Relativo ao sábado, 31 de Junho de 2012:
Qual o pior
efeito do obstinado mono-lingualismo brasileiro? A maioria das pessoas aqui
perde a oportunidade de realmente escutar a si mesmas. Num meio social em que
todos falam mais ou menos a mesma língua passam completamente batidos, por exemplo,
os muitos sons nasais e os muitos “Us” guturais que espalhamos pelas nossas
palavras e passam batidas até aquelas fatídicas vogais meio-pronunciadas no fim
das palavras, entre outras coisas que a ortografia portuguesa esconde e o
dogmatismo na alfabetização transforma em tabu.
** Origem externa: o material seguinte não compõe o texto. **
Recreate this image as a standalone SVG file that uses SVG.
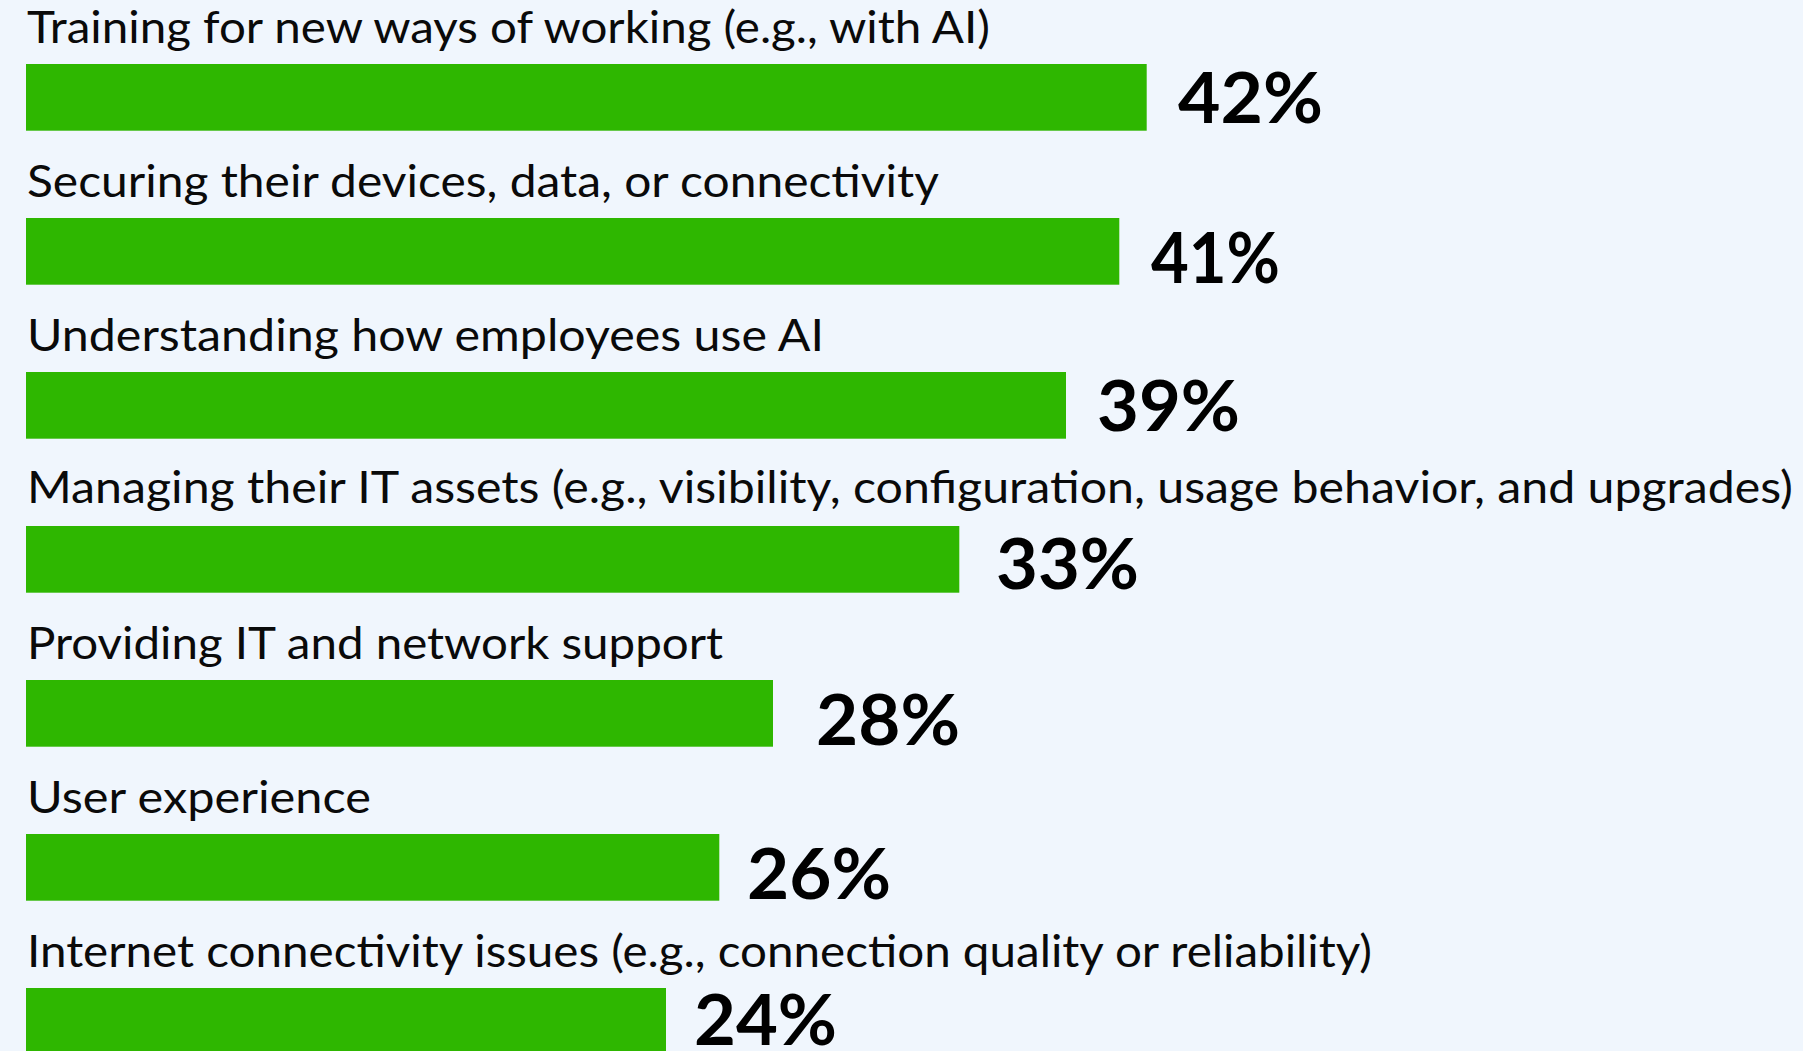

Não me falem em fatalidade quando
falamos sobre a mono-lingualismo brasileiro, pois muitas outras línguas
cruzaram nossas portas e passearam pelo país no século XX. Entre muitos
exemplos possíveis levanto apenas o mais óbvio: milhões de falantes de
italiano, espanhol, alemão, japonês e polonês vieram viver no Brasil e foram
sistematicamente desestimulados e mesmo impedidos de manter suas línguas e
ensiná-las a seus filhos e netos por causa uma política agressiva de
assimilação, política cujo símbolo mais claro está na adoção por parte das duas
maiores equipes de futebol da colônia italiana no país de nomes quase
comicamente “verde-amarelos”: Cruzeiro [do Sul] e Palmeiras.
O efeito
negativo desse mono-lingualismo é ainda muito agravado pela falta de educação
musical nas escolas. Aprender a técnica de produzir e ler música é aprender a
ouvir sons em geral com sutileza e interpretação. Volto à música das vogais e a
outras melodias e ritmos próprios que usamos e abusamos mas não percebemos
conscientemente e assim raramente nos damos ao luxo de trabalhar com eles
criticamente.
Nesse estado
de dupla-ignorância nossa cultura fica meio-surda. As pessoas perdem a
oportunidade de ouvir para valer os sons que produzem diariamente, a matéria
principal com a qual elas imaginam seu mundo e elas mesmas. É caso exemplar da
alienação mais vil e profunda que um sujeito não consiga sequer ouvir os sons que
ele mesmo produz, que não ouve o balé sutil da sua própria fala, que não ouve
seu próprio sotaque e imagina que produz uma flatulência inodora que chamamos
de “português-padrão”. Que pena.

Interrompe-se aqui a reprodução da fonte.